The ratio is closer to π for circles that are closer aroudn the North Pole than the equator is, and the ratio is even smaller than 2 for circles that are further away from the North Pole than the equator is.


If you walk from the North Pole to the equator along a meridian, then turn 90 degrees to the right, walk some distance along the equator, turn 90 degrees to the right again, and walk along a meridian again, then you end up at the North Pole again and have traveled along a triangle on the spherical surface of the Earth. To get back to the meridian that you started on at the beginning of your journey, you need to rotate through an angle that is related to how far you walked along the equator. The sum of the three angles in the triangle is then equal to 90 degrees + 90 degrees + the size of the stretch along the equator, so that is always more than 180 degrees. For smaller triangles, the sum of the angles will be closer to 180 degrees.
The geometry that goes with this is the spherical geometry. That there is less circumference (for a given diameter) in spherical geometry than in plane geometry is also the reason for what you see when you squash something that is spherical (such as the part of an egg carton that holds one egg): then the squashed thing gets tears that get wider the further you go from the center. Those tears occur because circles in that thing need less circumference than circles on a table do.

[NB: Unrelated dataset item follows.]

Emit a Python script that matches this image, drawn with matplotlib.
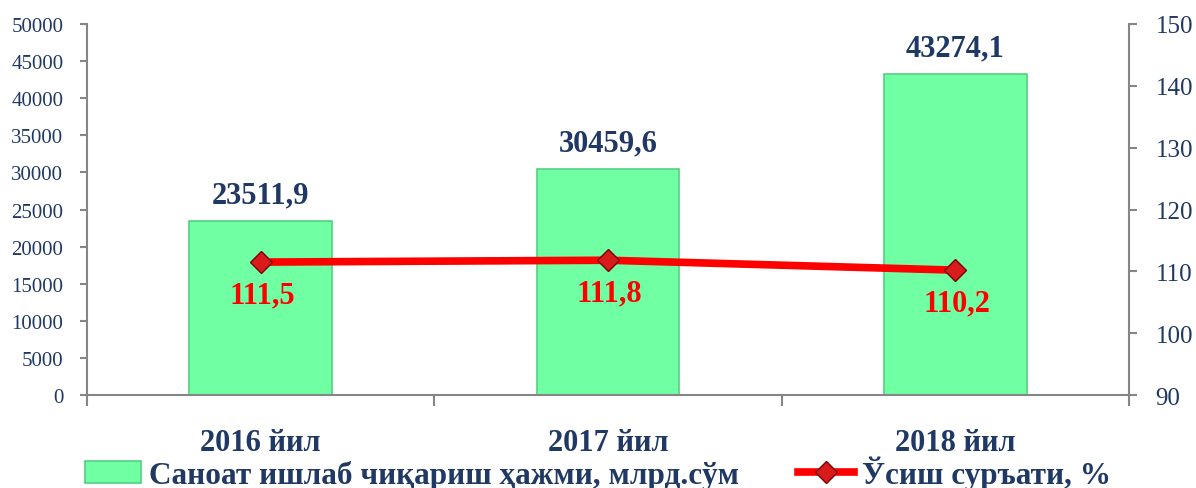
import matplotlib
matplotlib.use("Agg")
import matplotlib.pyplot as plt
from matplotlib.lines import Line2D
from matplotlib.patches import Patch

categories = ["2016 йил", "2017 йил", "2018 йил"]
volume = [23511.9, 30459.6, 43274.1]
growth = [111.5, 111.8, 110.2]
volume_labels = ["23511,9", "30459,6", "43274,1"]
growth_labels = ["111,5", "111,8", "110,2"]
series_names = ["Саноат ишлаб чиқариш ҳажми, млрд.сўм", "Ўсиш суръати, %"]

FONT = ["Liberation Serif", "DejaVu Serif"]
plt.rcParams["font.family"] = FONT
NAVY = "#1F3864"
GRAY = "#868686"
GREEN = "#70FFA2"
RED = "#FF0000"

fig = plt.figure(figsize=(11.96, 4.89), dpi=100)
ax = fig.add_axes([0.0727, 0.190, 0.944 - 0.0727, 0.949 - 0.190])
ax2 = ax.twinx()

x = list(range(len(categories)))
bars = ax.bar(x, volume, width=0.41, color=GREEN, edgecolor="#55CF82", linewidth=1.2, zorder=2)
ax.set_xlim(-0.5, len(categories) - 0.5)
ax.set_ylim(0, 50000)
ax.set_yticks(range(0, 50001, 5000))

for xi, v, lab in zip(x, volume, volume_labels):
    ax.annotate(lab, (xi, v), xytext=(0, 8), textcoords="offset points",
                ha="center", va="bottom", fontsize=22, fontweight="bold", color=NAVY)

ax2.plot(x, growth, color=RED, linewidth=5.5, solid_capstyle="round", zorder=3)
ax2.plot(x, growth, linestyle="none", marker="D", markersize=11,
         markerfacecolor="#D81C1C", markeredgecolor="#7A0000", markeredgewidth=1.0, zorder=4)
ax2.set_ylim(90, 150)
ax2.set_yticks(range(90, 151, 10))
for xi, v, lab in zip(x, growth, growth_labels):
    ax2.annotate(lab, (xi, v), xytext=(1, -13), textcoords="offset points",
                 ha="center", va="top", fontsize=22, fontweight="bold", color=RED)

for a in (ax, ax2):
    a.spines["top"].set_visible(False)
    for s in ("left", "right", "bottom"):
        a.spines[s].set_color(GRAY)
        a.spines[s].set_linewidth(1.5)
ax2.set_zorder(ax.get_zorder() + 1)
ax2.patch.set_visible(False)

ax.spines["right"].set_visible(False)
ax2.spines["left"].set_visible(False)
ax2.spines["bottom"].set_visible(False)

ax.tick_params(axis="y", colors=GRAY, labelcolor=NAVY, labelsize=15, length=5, width=1.5, pad=12, direction="out")
ax2.tick_params(axis="y", colors=GRAY, labelcolor=NAVY, labelsize=18, length=6, width=1.5, pad=13, direction="out")

# category boundaries (major) and centres (minor, labelled)
ax.set_xticks([-0.5, 0.5, 1.5, 2.5])
ax.set_xticklabels([])
ax.set_xticks(x, minor=True)
ax.set_xticklabels(categories, minor=True)
ax.tick_params(axis="x", which="major", colors=GRAY, length=8, width=1.5, direction="out")
ax.tick_params(axis="x", which="minor", colors=GRAY, labelcolor=NAVY, length=6, width=1.5,
               direction="in", pad=24, labelsize=22)
for t in ax.get_xticklabels(minor=True):
    t.set_fontweight("bold")

handles = [
    Patch(facecolor=GREEN, edgecolor="#55CF82", linewidth=1.2),
    Line2D([0], [0], color=RED, linewidth=5.5, marker="D", markersize=11,
           markerfacecolor="#D81C1C", markeredgecolor="#7A0000"),
]
leg = fig.legend(handles, series_names, loc="center", bbox_to_anchor=(0.5, 0.032), ncol=2,
                 frameon=False, handlelength=1.8, handletextpad=0.25, columnspacing=1.9,
                 prop={"family": FONT, "size": 22.5, "weight": "bold"})
for t in leg.get_texts():
    t.set_color(NAVY)

fig.savefig("out.png", dpi=100)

If their universe as seen from three dimensions does not have the shape of a sphere but of a saddle, then the circumference of a circle is always more than π times the diameter, and the sum of the three angles in a triangle is always less than 180 degrees. If you draw a circle around the center of such a saddle then that circle goes up a bit over here and down a bit over there, so it takes a longer path than a flat circle would, so it has a greater circumference than a flat circle has. If you squash such a saddle then it doesn't get torn but rather gets folds because there is more material than is needed to cover a flat area. The geometry that goes with this is the hyperbolic geometry.
If their two-dimensional universe as seen from three dimensions has the shape of a sheet of paper, then the circumference of a circle in that universe is equal to π times the diameter, and the rules of plane geometry hold. You can lay such a sheet flat without getting tears or folds, but you can also bend such a sheet until it looks like a letter "U" when seen from the side. That makes no difference for the kind of geometry that holds inside the sheet: that remains flat. That also means that two-dimensional creatures in a two-dimensional universe cannot figure out from measurements or observations inside that universe whether their universe as seen in three dimensions is flat or bent in the shape of a letter "U".

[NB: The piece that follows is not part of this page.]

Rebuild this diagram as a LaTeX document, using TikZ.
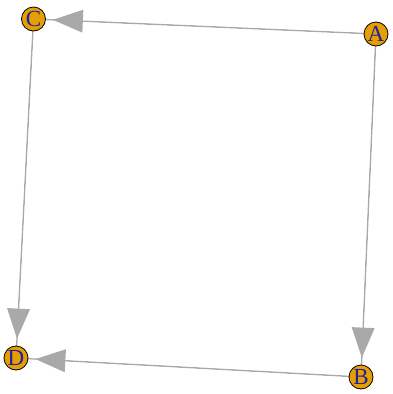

The important point is that from measurements and observations only inside your own universe you can figure out what kind of geometry holds in that universe: spherical, plane, or hyperbolic. Two-dimensional creatures can do that on their sphere or saddle, and us three-dimensional creatures can do that in our universe. We can (in principle) measure whether our universe is flat, but not if it is bent in higher dimensions like a two-dimensional sheet of paper can be bent in three dimensions.
That the geometry near a particular location looks like that of a sphere, a saddle, or a sheet of paper does not mean that the geometry has to be like that everywhere. It might even be that the geometry of our universe looks like that of a sphere in some places, and looks like that of a saddle in other places.
And, for all kinds of geometries, if the circle is sufficiently small (compared to the typical scale of the universe), then the circumference of a circle will be so close to π times the diameter (as for plane geometry) that you cannot detect the difference, and then the sum of the angles in a triangle will be so close to 180 degrees that you cannot detect the difference. At sufficiently small scales, you can use the rules of plane geometry.
How much the geometry deviates from plane geometry is indicated by the curvature or radius of curvature of the space. If the curvature of the two-dimensional space is like that of a sphere, then the radius of the sphere that fits the best at that location is the radius of curvature of space at that location. (That radius can be different in different directions, but let's forget about that for now.) The curvature is one divided by the radius of curvature, because the smaller the sphere, the greater the curvature.


For plane geometry, the curvature is equal to zero and the radius of curvature is infinitely great. How much the circumference of a circle differs from π times the diameter, and how much the sum of the three angles in a triangle differs from 180 degrees, depends on how large that circle is compared to the radius of curvature of space. Turning this argument around, you can figure out the curvature of space from the diameter and circumference of circles, and from the size and the sum of angles of a triangle. For plane geometry the curvature is equal to zero, for spherical geometry (like on a sphere) it is positive, and for hyperbolic curvature (like on a saddle) it is negative. You can figure out the curvature in three or more dimensions in the same way.
Why is an open universe like a saddle and a closed universe like a sphere? With the preceding explanation, this means that in an open universe the curvature of space is negative and the geometry is that of a saddle (hyperbolic), and in a closed universe the curvature of space is positive and the geometry is that of a sphere (spherical). You can take that for a definition: a universe is called open if it has hyperbolic geometry, and closed if it has spherical geometry. I guess that a universe with the geometry of a sphere is called closed because a sphere is closed, and a universe with the geometry of a saddle is called open because a saddle surface is not closed.


One might invent other definitions of "open" and "closed", for example that a universe with a finite volume is closed, and a universe with an infinite volume is open. I don't know if a universe that is open according to one of these definitions of "open" must also be open according to the other one, and likewise for "closed".
In our universe the curvature of space is very small, and the curvature radius therefore very large ― greater than the size of the visible universe itself. The curvature is so close to zero (and the geometry so close to plane geometry) that we cannot yet be certain if the curvature is positive or negative.